>> BEGIN Excerpted records

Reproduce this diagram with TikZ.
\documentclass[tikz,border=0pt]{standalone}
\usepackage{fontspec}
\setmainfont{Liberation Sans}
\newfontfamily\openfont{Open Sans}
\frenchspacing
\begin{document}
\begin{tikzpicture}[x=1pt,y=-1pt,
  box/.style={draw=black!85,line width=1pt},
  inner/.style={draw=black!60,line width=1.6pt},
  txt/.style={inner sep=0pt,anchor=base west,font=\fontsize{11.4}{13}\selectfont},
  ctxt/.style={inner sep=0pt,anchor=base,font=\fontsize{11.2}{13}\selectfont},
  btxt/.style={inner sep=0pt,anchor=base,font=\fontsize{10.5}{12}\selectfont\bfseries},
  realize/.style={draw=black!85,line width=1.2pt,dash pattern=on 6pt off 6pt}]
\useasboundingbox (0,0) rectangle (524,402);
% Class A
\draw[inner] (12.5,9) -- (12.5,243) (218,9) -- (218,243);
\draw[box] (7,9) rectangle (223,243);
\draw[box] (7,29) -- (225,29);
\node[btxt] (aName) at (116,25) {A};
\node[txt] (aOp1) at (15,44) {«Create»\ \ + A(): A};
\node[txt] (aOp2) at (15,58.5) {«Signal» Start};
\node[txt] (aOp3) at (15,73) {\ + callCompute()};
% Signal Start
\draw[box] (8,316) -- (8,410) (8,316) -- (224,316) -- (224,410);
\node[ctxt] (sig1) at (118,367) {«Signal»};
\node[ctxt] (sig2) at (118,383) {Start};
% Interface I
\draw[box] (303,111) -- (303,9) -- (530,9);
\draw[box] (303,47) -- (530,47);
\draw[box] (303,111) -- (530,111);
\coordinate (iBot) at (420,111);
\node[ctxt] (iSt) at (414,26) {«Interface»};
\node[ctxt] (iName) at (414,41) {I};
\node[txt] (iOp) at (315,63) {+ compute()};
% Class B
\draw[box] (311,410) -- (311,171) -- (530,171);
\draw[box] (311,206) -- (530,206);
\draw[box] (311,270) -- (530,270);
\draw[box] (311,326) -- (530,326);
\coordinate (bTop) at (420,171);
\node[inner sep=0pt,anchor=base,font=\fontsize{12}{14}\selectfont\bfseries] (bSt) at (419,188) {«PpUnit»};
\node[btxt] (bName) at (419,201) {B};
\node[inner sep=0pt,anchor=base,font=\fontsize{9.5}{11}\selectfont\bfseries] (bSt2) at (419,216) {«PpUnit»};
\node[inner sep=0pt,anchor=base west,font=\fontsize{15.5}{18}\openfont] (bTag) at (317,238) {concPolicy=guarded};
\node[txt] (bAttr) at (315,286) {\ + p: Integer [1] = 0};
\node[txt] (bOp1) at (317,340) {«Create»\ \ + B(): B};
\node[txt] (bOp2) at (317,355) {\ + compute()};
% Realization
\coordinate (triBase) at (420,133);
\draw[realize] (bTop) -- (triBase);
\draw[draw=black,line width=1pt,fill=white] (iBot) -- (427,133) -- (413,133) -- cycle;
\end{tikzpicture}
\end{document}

>> END Excerpted records
>> BEGIN Excerpted records

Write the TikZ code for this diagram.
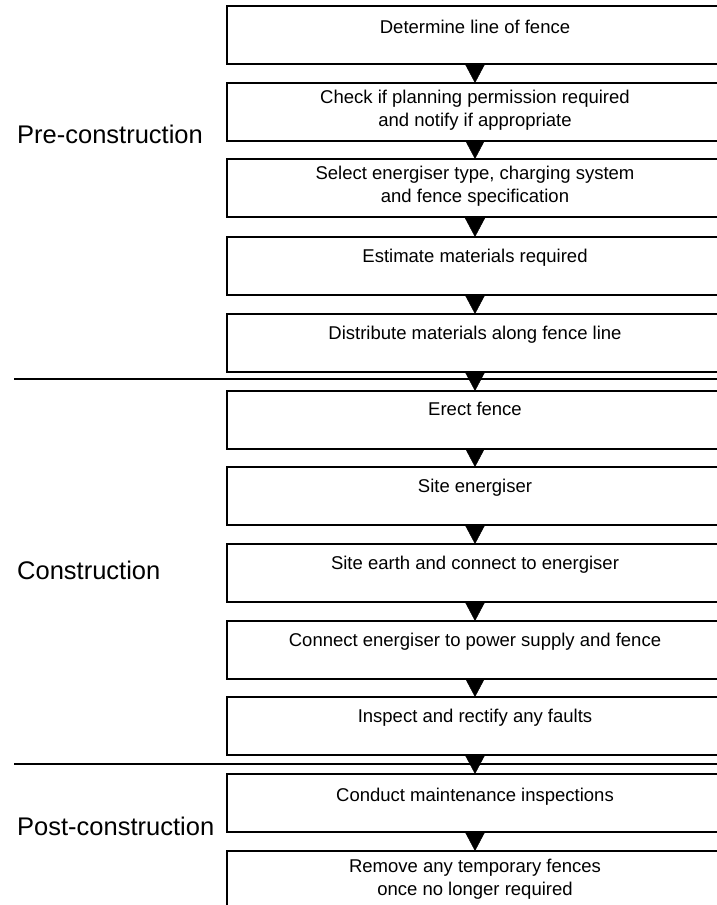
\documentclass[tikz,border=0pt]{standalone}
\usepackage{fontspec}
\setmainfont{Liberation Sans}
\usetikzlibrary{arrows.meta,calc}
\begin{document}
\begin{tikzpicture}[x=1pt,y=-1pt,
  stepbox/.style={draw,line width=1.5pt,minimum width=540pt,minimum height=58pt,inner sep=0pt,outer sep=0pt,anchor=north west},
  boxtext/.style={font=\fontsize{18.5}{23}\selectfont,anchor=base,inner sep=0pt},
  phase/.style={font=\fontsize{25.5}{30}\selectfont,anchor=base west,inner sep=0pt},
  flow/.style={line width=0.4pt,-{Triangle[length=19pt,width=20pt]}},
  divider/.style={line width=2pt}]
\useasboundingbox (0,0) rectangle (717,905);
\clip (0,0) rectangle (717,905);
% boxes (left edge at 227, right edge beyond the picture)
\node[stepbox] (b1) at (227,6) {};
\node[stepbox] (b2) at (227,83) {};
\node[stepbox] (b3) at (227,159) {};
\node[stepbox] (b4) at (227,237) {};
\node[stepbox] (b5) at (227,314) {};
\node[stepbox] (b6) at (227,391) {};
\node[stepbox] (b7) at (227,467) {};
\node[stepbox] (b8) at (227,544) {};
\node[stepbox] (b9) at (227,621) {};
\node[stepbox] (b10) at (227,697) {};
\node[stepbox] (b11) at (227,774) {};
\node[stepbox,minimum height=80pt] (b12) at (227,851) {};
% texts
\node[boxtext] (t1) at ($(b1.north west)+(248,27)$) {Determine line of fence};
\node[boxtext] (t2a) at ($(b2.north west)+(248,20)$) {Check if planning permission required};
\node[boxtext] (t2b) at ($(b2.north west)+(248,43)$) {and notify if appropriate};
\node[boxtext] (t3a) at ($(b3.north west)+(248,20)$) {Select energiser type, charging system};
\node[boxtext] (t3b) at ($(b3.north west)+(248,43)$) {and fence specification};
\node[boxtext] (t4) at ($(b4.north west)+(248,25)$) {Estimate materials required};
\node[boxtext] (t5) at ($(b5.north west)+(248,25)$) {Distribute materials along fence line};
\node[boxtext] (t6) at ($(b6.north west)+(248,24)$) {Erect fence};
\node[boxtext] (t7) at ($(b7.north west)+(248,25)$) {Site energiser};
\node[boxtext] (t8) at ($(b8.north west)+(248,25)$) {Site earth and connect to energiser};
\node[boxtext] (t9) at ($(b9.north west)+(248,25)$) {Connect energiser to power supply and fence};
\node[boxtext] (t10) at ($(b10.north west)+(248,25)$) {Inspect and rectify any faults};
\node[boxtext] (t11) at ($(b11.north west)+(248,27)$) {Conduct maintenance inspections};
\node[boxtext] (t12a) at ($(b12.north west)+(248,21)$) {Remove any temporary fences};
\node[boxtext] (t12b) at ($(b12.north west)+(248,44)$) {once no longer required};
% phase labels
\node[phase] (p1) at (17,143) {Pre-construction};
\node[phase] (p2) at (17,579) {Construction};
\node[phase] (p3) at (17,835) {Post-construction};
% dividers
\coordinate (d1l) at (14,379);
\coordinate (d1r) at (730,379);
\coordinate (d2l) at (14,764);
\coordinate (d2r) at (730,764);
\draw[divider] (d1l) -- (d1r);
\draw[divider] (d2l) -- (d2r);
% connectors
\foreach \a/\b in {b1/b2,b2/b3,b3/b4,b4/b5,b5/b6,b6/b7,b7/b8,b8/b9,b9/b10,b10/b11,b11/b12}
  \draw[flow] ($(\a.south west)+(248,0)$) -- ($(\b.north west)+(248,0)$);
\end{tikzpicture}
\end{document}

>> END Excerpted records
>> BEGIN Excerpted records

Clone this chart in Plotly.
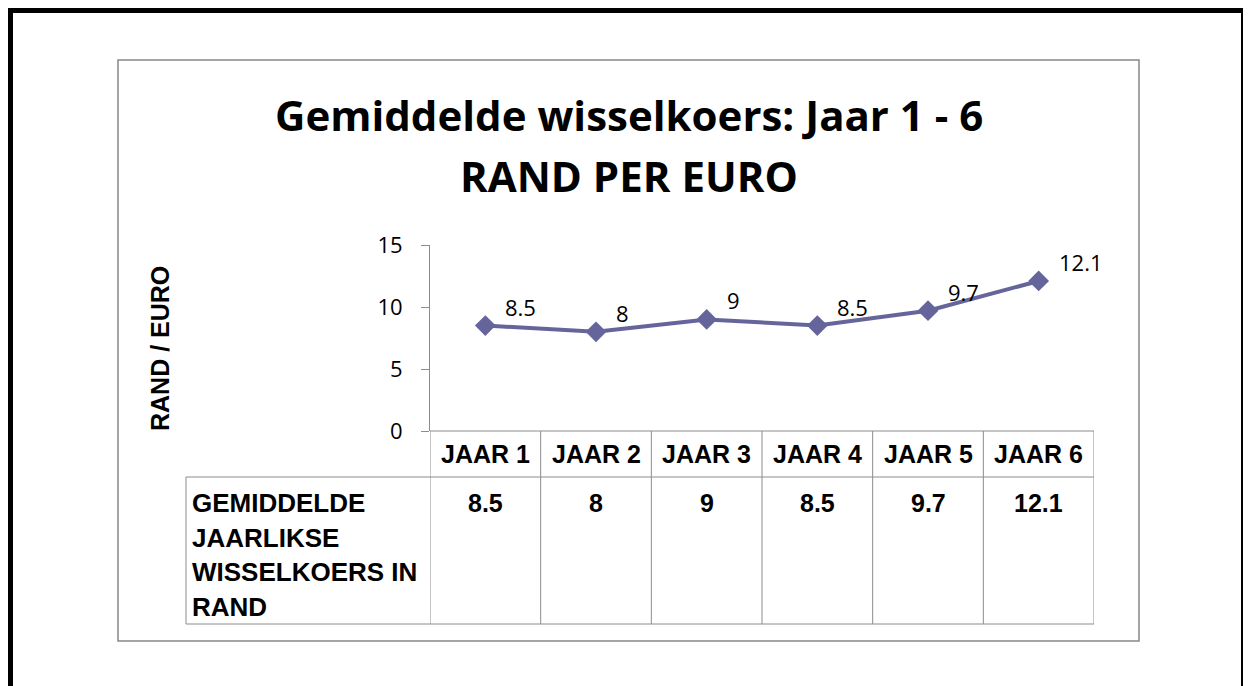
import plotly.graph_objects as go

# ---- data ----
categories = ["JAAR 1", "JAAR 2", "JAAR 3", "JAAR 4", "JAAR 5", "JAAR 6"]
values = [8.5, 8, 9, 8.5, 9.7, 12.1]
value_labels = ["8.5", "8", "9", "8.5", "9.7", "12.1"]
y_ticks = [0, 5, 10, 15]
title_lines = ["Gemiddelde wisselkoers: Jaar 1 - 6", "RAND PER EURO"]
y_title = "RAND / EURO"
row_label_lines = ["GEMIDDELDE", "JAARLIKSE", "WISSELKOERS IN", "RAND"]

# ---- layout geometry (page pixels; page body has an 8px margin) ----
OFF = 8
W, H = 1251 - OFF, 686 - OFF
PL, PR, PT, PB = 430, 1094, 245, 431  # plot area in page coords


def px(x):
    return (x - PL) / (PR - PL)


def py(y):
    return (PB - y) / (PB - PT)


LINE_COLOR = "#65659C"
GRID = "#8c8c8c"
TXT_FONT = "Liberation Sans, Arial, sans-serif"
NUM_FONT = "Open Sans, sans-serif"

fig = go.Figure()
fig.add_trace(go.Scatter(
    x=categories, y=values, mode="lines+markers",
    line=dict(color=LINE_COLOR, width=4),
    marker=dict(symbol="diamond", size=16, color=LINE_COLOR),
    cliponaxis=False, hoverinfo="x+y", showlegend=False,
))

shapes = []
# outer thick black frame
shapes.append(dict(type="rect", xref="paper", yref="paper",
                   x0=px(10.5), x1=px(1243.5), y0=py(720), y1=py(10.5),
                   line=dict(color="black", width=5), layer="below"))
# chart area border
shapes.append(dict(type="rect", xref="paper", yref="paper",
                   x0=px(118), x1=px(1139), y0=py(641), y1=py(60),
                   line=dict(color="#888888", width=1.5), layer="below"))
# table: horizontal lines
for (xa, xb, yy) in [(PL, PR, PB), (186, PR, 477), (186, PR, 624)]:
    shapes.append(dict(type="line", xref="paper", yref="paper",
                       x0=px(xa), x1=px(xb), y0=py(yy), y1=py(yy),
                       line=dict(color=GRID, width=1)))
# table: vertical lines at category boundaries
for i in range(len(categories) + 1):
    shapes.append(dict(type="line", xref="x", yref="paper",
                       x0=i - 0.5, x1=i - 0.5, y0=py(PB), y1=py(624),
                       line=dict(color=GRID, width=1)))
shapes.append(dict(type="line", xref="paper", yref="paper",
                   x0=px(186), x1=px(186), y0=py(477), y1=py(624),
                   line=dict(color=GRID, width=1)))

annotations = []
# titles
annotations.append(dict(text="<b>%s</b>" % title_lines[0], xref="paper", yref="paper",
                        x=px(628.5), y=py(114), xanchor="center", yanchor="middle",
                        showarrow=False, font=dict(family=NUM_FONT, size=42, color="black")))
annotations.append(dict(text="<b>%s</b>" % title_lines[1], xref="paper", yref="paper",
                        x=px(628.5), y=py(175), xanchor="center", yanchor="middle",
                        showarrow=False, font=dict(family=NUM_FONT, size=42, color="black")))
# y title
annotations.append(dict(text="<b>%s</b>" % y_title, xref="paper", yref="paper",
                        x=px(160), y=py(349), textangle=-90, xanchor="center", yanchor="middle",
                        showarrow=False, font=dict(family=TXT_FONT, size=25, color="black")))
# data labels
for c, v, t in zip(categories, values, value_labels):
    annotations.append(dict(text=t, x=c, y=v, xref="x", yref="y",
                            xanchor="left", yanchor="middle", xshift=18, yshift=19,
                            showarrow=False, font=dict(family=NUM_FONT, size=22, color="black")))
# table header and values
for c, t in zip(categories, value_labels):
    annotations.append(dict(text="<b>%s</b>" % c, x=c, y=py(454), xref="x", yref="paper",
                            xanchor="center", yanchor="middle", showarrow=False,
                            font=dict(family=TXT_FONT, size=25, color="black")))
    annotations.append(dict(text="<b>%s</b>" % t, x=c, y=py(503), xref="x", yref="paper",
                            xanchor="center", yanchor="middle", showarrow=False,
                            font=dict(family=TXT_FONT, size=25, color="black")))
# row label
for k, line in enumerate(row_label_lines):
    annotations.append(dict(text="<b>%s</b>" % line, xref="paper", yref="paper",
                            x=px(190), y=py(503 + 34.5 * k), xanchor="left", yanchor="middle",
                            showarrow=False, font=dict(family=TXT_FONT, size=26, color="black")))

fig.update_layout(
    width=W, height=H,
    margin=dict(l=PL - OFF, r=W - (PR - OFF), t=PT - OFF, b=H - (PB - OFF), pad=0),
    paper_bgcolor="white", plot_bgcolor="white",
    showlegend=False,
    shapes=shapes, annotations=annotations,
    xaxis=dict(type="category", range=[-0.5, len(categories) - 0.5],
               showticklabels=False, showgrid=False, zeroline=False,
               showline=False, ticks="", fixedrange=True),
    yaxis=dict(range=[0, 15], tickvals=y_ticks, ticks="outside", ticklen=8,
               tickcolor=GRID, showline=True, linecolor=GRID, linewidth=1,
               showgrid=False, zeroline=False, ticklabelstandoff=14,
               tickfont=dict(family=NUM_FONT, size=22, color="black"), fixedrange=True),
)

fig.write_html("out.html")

>> END Excerpted records

**What you will do:**
Scan the listing above and identify each line holding the string "chart"; copy every such line.

**Task answer:**
Clone this chart in Plotly.
# chart area border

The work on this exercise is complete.